LitCharts assigns a color and icon to each theme in The Rime of the Ancient Mariner, which you can use to track the themes throughout the work.
The Natural and the Spiritual
The Mundane and the Sublime
Sin and Penance
Storytelling and Interpretation
Christian Allegory
Summary
Analysis
The Mariner says that after he shot the Albatross, the ship began sailing northward. While the winds still blow, the Sailors feel the absence of the bird, and they cry out against the Mariner for his hellish deed. But when the mist begins to fade, the Sailors attribute this positive change to the Albatross’s death, and they justify the killing and praise the Mariner for what he did, making themselves accomplices to his crime.
The Sailors also feel the need to interpret, and while they do so immediately, they change their minds quite easily. These interpretations—willingness to suggest that humans can control nature, or that killing the Albatross was the right thing to do—are also figured as a sin for which the Sailors are punished.
For a little while the ship sails with a good breeze and without mist, but suddenly, the wind dies down and the sea becomes extremely calm. Below a “hot and copper sky” and “the bloody Sun,” the Mariner and the Sailors become stranded in the ocean without water. Ironically, they are surrounded by water that they cannot drink, and they become extremely thirsty. Coleridge’s annotation here notes that “the Albatross begins to be avenged.”
Though the Mariner and the Sailors at one point believe good things will come of the Albatross’s death, nature, here ruled by the sun (and the Spirit), has other plans. The death of the bird starts to take its toll on the Mariner and the crew, as they begin the slow process of dying of thirst, despite being surrounded by water (and these lines are where the phrase “water, water everywhere, and not a drop to drink” comes from). Such a torture is penance for the sins they have committed.
During this period of dryness, completely stuck and increasingly thirsty, the Mariner cries out to Christ in terror afraid of the slimy creatures crawling on the surface of the sea. These strange creatures give way to the realization that an invisible Spirit, a supernatural being responsible for influencing the natural world, has followed them from the Pole and is plaguing the ship.
If approached with the correct Romantic attitude, the “slimy creatures” could be viewed as beautiful. But the Mariner has not yet had his realization, and is in the midst of facing penance at the hand of nature (guided by the Spirit), so he is unable to appreciate God’s creatures as is intended.
So thirsty that they cannot speak, the Sailors all give the Mariner evil looks, seeking to “throw the whole guilt” on him for what he did.
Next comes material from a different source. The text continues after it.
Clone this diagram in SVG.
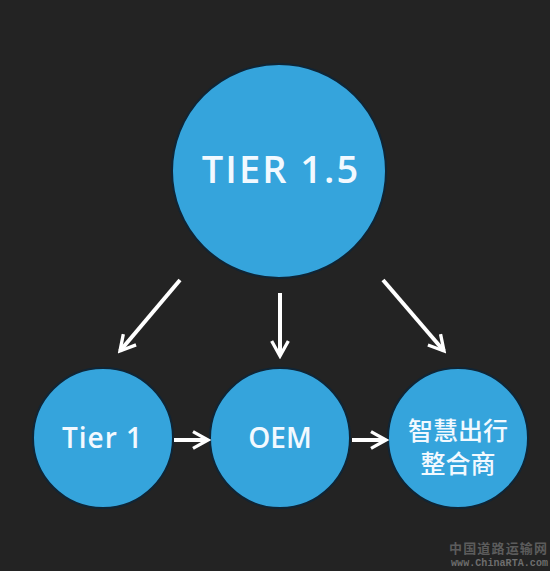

Thus they decide to hang the body of the dead Albatross, in place of a cross, around the Mariner’s neck.
Nature and the supernatural forces have robbed the Sailors and the Mariner of their ability to speak, but humans still retain a more primal form of communication: the eyes. On the verge of death, the Sailors communicate their rage and hatred through looks, and hang the Albatross around the Mariner’s neck in place of a cross. At this moment, the symbolism of the bird for Christ on the cross is made explicit.